Supporters of using Apache Hadoop
for processing big data have two big boosters on their side: Intel Corp., and EMC Greenplum
, which this week released their own distribution of the Hadoop software for storing and processing large amounts of data.
Chipmaker Intel said Tuesday that its version of the open source software, which includes a manager for deployment, is optimized for its Xeon processors and includes encryption that supports Intel’s AES New Instructions for security on its CPUs.
Meanwhile on Monday the Greenplum division of EMC announced Pivotal HD, which integrates the Greenplum database with Apache Hadoop.
They join three other commercial Hadoop distributions -- Cloudera, Hortonworks and MapR -- as likely to appeal to organizations.
Forrester Research analyst Mike Gualtieri found the announcements exciting. It makes sense for Intel to get into the fray because Hadoop is a storage and data processing platform, he said. As a chip maker it can help with getting data more efficiently into Hadoop, he added. He also noted that Intel says it's not trying to compete with enterprise software companies, who try to lock customers in to their technologies.
Gualtieri was less impressed with Greenplum's announcement, even though its Pivotal HD software includes a SQL database. One of Hadoop's shortcomings is accessing data through SQL. However, he noted that there are other solutions. Cloudera is working on a project called Impala to put a fast SQL layer on top of Hadoop, he pointed out.

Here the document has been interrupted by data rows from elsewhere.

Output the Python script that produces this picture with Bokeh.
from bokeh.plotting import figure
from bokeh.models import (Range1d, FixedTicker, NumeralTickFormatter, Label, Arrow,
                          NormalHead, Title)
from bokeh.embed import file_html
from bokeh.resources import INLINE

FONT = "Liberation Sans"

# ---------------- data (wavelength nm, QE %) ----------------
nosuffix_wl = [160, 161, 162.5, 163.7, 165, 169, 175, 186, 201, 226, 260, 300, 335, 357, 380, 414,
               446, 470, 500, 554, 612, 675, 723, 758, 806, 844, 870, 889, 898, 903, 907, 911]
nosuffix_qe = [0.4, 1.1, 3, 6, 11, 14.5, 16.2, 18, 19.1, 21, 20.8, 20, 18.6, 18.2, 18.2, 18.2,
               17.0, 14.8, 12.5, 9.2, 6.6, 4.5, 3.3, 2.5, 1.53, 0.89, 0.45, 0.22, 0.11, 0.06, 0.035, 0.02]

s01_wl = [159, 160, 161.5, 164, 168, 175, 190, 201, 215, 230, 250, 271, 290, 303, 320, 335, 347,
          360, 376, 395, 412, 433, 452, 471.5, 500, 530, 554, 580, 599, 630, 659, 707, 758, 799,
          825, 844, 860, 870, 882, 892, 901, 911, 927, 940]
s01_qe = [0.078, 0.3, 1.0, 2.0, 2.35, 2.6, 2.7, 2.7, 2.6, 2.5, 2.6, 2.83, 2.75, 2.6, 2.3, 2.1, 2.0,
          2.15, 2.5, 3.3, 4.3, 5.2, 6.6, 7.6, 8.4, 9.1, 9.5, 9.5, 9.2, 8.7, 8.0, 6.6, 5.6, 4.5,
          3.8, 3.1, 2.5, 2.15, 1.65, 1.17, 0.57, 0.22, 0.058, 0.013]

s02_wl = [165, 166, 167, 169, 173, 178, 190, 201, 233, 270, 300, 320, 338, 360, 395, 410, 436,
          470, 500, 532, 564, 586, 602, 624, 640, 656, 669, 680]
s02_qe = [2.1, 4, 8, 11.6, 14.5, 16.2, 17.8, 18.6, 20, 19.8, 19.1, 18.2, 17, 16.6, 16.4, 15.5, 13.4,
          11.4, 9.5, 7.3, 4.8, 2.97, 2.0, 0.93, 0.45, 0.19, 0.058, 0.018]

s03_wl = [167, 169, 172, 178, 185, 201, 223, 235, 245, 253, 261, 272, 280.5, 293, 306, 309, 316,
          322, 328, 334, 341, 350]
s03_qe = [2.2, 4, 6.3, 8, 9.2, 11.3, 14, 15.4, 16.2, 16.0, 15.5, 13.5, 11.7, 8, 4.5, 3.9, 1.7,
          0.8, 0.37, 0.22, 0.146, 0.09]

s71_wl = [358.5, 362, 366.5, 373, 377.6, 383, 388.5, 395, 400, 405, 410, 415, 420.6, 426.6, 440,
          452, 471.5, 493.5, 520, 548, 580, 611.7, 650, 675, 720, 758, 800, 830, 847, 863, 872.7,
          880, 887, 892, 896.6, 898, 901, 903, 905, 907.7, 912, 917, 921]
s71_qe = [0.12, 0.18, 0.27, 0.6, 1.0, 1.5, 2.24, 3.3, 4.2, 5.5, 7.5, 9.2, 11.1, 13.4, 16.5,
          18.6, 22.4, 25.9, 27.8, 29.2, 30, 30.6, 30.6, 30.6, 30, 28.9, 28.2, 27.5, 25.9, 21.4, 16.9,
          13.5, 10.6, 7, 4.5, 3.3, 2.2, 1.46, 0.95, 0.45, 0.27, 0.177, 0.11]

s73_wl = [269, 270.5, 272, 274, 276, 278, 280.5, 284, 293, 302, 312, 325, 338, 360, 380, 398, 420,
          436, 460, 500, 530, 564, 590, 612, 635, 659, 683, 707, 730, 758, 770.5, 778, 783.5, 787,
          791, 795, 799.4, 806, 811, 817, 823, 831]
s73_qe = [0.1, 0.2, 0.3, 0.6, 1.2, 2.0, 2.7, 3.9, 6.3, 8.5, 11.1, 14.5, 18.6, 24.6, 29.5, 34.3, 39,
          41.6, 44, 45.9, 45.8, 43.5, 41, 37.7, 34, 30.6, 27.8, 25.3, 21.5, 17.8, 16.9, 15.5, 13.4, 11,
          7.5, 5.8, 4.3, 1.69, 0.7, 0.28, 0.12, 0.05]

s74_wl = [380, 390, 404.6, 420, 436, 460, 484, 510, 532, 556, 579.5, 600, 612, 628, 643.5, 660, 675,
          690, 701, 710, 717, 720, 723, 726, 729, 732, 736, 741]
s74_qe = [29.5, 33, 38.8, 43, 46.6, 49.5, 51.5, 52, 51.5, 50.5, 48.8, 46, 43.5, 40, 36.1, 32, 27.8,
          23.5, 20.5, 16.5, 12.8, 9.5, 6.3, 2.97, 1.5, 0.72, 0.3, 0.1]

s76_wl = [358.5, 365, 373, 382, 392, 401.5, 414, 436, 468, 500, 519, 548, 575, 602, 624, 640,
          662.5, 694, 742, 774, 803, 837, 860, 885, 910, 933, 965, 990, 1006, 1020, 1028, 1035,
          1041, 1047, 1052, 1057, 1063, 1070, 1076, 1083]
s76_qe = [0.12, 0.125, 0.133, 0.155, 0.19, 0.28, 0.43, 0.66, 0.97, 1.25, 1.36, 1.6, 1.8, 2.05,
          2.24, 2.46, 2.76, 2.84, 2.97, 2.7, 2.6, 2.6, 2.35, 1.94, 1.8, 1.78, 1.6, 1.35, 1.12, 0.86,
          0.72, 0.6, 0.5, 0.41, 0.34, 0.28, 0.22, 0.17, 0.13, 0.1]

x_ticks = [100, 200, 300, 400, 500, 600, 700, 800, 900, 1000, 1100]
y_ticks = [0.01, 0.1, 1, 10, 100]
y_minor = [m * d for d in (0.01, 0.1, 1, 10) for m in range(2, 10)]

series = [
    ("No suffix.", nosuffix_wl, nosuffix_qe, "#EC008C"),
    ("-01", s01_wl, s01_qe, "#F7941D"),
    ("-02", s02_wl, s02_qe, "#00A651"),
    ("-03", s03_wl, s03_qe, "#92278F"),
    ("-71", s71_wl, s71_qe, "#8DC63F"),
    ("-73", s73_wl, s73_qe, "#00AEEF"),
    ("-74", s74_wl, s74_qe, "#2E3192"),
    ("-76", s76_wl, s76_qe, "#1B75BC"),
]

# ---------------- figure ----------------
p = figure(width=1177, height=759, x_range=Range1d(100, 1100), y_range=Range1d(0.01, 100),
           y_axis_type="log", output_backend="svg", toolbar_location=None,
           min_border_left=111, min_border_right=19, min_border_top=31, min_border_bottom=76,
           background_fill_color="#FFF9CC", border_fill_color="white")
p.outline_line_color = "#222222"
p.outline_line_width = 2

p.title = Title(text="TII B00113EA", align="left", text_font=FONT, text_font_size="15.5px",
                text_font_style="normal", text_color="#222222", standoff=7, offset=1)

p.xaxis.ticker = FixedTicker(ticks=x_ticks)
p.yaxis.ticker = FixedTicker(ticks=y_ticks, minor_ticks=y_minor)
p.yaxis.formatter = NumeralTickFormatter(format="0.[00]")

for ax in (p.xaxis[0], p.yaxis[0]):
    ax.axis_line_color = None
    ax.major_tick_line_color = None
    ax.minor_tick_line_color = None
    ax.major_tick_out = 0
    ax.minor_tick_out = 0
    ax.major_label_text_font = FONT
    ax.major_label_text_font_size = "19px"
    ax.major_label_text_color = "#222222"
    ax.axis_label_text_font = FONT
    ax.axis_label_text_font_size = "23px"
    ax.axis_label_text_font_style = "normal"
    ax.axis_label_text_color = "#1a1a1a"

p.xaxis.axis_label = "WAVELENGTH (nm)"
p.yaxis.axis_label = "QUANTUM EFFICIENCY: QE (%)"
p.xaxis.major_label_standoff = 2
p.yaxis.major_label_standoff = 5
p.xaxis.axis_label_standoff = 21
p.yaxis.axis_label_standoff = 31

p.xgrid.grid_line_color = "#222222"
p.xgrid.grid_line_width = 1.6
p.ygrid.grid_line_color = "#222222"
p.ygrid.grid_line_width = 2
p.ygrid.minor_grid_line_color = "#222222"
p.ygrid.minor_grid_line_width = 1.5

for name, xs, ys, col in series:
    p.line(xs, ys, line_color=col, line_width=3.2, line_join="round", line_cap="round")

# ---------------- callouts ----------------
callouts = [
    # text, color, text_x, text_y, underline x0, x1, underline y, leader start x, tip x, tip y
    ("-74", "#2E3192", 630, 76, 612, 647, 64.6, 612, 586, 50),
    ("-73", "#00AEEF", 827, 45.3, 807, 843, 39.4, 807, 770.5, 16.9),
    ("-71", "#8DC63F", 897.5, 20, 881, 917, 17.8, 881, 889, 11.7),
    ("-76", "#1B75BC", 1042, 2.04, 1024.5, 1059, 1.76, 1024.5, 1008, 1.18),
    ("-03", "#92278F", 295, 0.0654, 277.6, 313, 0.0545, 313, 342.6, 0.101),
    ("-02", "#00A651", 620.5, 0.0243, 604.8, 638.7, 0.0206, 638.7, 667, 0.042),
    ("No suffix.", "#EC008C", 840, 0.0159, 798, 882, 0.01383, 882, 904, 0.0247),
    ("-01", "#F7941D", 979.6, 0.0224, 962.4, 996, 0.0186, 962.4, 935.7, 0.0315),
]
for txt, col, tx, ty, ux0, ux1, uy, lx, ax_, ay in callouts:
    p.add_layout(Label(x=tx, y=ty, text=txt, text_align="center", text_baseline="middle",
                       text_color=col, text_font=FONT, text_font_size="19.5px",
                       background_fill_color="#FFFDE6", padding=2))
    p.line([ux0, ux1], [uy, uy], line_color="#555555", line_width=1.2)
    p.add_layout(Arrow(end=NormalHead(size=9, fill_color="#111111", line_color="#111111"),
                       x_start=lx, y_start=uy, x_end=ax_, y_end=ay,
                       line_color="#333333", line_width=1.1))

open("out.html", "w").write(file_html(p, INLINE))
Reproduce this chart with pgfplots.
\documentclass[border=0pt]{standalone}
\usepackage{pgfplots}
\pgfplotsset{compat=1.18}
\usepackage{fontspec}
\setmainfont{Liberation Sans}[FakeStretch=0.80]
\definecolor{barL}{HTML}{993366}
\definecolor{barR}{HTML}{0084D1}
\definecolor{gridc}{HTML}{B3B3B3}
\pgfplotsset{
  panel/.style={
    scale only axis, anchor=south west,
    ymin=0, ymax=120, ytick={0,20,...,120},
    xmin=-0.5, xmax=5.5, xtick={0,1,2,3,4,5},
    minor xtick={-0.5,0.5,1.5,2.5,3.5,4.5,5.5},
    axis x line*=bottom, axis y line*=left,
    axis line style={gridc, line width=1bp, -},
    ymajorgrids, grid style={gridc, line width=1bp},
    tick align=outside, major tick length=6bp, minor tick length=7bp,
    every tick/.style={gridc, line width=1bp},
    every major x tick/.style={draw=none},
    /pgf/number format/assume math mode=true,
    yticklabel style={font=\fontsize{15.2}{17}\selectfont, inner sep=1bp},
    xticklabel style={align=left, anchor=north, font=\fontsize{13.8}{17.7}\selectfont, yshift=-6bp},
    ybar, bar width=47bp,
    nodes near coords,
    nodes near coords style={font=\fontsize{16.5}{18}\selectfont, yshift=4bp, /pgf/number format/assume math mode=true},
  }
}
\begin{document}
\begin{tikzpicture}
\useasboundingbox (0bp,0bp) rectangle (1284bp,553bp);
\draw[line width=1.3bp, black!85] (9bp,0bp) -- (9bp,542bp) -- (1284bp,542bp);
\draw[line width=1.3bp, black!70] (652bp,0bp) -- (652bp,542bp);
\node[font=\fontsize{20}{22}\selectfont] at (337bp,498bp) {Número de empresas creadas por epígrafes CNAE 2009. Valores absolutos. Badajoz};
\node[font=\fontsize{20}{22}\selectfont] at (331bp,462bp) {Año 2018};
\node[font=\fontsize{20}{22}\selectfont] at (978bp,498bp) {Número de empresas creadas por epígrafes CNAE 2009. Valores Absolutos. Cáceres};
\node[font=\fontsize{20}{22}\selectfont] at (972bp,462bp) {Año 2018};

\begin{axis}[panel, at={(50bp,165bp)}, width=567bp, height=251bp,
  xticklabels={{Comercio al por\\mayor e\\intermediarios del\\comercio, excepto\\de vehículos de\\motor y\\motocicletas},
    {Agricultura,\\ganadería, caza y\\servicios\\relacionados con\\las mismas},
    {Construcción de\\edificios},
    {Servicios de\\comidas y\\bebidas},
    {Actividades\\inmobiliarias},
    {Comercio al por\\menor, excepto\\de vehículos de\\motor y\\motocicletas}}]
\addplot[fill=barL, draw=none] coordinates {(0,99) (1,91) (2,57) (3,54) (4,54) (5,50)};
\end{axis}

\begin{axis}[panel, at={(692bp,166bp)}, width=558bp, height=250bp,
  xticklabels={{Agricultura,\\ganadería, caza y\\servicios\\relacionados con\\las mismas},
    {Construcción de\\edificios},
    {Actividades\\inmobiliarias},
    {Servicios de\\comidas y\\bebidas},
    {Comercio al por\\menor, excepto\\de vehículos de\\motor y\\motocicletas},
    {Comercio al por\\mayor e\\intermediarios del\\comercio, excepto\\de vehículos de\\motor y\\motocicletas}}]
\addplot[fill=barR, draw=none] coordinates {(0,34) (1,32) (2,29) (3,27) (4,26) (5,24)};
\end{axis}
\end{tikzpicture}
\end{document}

The ability to process big data – broadly defined as data bigger than most analytics software can handle – could bring big benefits to business, argues Intel. But “only a small fraction of the world is able to extract meaning from all of this information because the technologies, techniques and skills available today are either too rigid for the data types or too expensive to deploy.”
The optimizations made for the networking and IO technologies in the Intel Xeon processor platform also enable new levels of analytic performance, Intel said in a news release.
Analyzing one terabyte of data, which would previously take more than four hours to fully process, can now be done in seven minutes, it claims, thanks a combination of Intel hardware and the company’s Hadoop distribution.
The proprietary management software is aimed at simplifying the deployment, configuration and monitoring of the Hadoop processing cluster. Optimal performance can be had through an automatic tuner, Intel says.